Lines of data
* * *

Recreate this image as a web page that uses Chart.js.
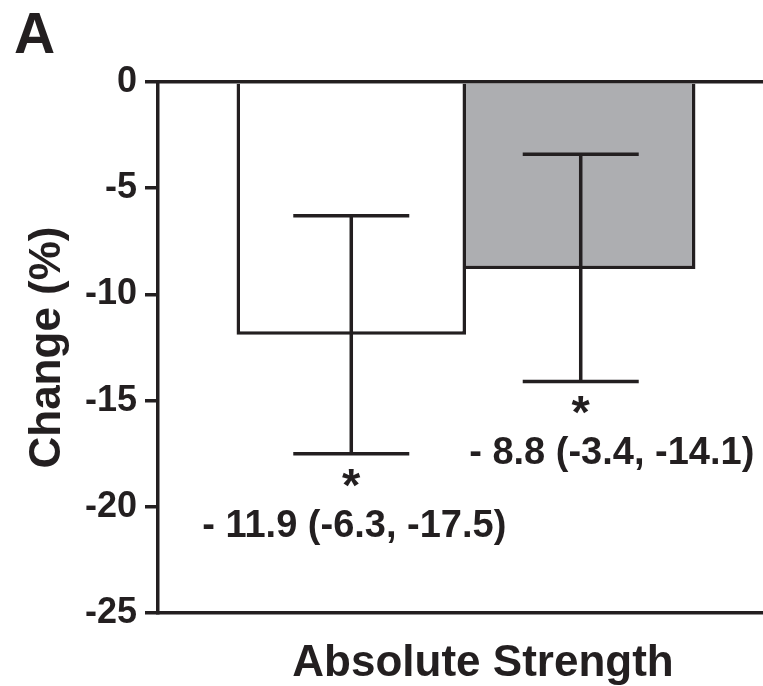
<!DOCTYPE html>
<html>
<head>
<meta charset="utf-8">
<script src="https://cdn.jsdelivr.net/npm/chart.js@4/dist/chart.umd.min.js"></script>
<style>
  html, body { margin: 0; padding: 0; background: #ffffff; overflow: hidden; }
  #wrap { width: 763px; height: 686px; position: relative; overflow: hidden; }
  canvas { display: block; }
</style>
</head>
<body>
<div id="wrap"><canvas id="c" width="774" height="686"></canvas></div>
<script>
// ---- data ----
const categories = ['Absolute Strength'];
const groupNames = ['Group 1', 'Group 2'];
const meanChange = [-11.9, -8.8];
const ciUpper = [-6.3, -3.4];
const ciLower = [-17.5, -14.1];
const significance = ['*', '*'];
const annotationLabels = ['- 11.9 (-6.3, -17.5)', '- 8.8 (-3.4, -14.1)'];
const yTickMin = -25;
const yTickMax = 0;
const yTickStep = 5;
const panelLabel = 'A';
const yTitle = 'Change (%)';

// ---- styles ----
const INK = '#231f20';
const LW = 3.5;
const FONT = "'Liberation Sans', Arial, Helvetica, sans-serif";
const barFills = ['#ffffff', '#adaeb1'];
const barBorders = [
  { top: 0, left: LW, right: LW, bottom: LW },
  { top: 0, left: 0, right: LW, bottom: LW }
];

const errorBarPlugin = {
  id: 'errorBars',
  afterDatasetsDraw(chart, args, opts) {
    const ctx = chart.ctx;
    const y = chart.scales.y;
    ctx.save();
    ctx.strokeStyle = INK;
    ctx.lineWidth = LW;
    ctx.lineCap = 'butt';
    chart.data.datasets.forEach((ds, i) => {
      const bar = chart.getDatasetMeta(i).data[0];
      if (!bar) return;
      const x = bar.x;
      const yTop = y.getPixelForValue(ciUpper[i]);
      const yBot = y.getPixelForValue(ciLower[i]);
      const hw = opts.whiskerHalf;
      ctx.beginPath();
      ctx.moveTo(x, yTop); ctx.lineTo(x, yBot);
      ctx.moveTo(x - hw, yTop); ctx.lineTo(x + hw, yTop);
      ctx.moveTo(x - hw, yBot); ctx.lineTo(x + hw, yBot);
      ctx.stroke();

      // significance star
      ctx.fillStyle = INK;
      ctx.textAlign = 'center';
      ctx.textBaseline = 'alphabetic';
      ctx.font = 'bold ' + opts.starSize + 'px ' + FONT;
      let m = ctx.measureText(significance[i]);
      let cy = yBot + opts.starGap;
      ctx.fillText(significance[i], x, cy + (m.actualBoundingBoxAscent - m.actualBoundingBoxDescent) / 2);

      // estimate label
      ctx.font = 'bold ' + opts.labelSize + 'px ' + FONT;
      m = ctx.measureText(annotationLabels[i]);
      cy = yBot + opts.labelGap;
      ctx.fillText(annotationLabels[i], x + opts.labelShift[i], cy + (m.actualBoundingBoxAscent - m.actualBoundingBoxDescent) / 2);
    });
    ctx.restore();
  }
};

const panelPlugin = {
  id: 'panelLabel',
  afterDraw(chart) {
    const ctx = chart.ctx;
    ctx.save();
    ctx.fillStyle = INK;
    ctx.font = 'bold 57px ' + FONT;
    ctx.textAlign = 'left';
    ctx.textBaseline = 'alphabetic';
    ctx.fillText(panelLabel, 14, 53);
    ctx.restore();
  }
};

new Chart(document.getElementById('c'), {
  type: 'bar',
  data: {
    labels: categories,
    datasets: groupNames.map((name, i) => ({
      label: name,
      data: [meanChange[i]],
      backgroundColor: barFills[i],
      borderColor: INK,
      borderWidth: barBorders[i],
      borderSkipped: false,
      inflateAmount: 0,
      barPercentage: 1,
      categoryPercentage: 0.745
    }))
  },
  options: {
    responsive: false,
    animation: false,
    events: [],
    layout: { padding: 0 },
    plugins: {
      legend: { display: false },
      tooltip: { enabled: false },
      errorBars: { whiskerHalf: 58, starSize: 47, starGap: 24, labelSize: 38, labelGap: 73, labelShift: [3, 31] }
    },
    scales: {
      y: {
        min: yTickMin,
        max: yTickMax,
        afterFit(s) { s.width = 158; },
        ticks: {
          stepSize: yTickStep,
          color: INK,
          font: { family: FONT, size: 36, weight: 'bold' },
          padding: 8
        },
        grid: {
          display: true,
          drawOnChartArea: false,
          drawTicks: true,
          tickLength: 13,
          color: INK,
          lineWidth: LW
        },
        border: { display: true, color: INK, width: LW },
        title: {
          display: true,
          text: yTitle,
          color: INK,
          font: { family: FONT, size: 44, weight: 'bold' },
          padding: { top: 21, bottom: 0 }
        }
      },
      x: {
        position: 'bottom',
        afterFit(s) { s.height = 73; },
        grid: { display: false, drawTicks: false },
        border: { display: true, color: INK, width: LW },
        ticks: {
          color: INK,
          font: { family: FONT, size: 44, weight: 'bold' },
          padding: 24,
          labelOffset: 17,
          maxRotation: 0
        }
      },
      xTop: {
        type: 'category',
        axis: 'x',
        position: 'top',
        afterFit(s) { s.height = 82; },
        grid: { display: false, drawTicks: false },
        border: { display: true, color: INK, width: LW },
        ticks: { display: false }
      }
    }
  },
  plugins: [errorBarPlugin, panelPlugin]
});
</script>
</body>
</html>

* * *

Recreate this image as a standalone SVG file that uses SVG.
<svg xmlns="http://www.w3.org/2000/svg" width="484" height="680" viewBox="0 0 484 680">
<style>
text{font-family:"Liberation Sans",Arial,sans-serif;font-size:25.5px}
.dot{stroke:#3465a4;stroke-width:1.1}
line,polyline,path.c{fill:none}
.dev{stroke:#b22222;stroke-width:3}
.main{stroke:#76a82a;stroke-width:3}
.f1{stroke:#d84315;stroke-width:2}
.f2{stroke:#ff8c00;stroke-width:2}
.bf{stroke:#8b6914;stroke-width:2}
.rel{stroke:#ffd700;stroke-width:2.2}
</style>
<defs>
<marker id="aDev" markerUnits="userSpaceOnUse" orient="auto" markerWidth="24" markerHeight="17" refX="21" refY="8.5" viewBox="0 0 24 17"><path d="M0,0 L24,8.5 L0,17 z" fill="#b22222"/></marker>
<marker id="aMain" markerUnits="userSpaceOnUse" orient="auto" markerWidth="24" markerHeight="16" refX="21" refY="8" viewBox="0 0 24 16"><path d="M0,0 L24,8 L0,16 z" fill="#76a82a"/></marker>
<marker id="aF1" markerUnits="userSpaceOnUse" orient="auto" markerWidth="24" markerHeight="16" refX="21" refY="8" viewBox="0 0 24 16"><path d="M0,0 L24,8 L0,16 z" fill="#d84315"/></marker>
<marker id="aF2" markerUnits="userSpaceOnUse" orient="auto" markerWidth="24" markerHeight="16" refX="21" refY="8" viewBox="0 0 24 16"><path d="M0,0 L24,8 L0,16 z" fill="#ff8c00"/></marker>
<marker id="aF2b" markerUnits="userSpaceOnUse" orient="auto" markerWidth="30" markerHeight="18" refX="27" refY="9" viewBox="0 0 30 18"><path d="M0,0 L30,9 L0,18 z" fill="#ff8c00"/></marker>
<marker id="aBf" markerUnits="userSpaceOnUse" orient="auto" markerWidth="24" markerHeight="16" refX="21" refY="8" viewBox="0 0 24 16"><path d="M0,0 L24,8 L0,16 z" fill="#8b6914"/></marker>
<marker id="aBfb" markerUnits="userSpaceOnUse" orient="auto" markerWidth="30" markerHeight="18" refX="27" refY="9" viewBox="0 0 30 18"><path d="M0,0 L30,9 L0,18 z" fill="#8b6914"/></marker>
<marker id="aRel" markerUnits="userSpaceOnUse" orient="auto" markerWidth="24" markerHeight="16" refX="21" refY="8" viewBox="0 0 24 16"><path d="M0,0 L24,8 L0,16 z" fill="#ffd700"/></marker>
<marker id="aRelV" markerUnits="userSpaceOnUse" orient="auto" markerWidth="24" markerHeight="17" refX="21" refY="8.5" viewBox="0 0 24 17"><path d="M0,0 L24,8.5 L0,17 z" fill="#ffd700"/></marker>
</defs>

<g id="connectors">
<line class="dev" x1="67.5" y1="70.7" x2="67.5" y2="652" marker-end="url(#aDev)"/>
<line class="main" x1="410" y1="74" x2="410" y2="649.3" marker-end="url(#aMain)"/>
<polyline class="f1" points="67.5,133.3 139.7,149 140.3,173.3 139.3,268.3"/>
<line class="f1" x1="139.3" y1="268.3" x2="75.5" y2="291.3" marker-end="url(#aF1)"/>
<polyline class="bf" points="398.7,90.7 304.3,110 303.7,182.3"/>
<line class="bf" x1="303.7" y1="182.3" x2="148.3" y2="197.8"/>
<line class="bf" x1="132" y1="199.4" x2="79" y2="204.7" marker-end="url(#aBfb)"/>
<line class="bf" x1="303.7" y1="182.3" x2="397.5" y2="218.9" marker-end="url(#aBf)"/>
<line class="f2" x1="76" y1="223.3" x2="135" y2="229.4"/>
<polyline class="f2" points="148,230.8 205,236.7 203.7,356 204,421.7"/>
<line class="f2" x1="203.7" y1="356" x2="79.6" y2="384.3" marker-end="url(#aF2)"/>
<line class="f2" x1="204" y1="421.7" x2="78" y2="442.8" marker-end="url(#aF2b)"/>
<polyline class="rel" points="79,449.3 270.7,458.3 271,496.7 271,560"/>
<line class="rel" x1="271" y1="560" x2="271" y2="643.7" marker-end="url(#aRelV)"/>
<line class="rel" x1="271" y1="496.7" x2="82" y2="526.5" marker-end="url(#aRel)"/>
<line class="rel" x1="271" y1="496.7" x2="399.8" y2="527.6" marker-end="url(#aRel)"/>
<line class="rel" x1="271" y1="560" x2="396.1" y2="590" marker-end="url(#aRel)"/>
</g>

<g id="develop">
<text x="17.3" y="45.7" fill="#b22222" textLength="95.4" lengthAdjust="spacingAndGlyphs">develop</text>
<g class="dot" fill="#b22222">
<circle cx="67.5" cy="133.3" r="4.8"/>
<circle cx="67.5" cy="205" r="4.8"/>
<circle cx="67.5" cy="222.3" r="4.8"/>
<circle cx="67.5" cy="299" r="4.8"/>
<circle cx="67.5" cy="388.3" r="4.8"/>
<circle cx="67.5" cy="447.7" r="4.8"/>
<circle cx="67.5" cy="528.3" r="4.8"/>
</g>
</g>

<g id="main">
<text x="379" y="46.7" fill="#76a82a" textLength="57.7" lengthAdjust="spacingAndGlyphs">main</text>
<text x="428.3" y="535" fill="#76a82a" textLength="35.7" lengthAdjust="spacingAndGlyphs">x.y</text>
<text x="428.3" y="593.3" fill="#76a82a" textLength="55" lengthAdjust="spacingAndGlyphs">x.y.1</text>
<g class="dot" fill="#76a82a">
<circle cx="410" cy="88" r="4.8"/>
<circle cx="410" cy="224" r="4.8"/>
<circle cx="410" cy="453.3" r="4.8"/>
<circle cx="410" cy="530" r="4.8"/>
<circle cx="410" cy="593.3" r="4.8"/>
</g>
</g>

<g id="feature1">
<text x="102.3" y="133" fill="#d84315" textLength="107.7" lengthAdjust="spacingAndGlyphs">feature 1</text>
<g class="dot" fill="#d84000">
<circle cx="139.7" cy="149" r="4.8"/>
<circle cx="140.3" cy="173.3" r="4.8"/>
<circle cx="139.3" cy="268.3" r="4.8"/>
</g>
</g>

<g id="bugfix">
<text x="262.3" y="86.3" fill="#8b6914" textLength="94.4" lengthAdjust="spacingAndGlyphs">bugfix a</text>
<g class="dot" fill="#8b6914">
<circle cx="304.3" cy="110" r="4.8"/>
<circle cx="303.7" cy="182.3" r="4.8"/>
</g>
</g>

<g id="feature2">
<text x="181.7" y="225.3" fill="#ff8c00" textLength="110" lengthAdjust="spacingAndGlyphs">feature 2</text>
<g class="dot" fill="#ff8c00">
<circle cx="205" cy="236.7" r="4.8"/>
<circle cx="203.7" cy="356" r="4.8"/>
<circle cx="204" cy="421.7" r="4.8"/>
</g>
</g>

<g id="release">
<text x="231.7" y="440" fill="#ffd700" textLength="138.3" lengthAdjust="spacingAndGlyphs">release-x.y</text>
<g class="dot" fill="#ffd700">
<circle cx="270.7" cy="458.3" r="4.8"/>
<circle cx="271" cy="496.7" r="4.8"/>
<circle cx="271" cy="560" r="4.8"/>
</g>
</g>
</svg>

* * *

- Task statement
Look through the data above. Copy every line with the string "Recreate" in it.

- Exercise solution
Recreate this image as a web page that uses Chart.js.
Recreate this image as a standalone SVG file that uses SVG.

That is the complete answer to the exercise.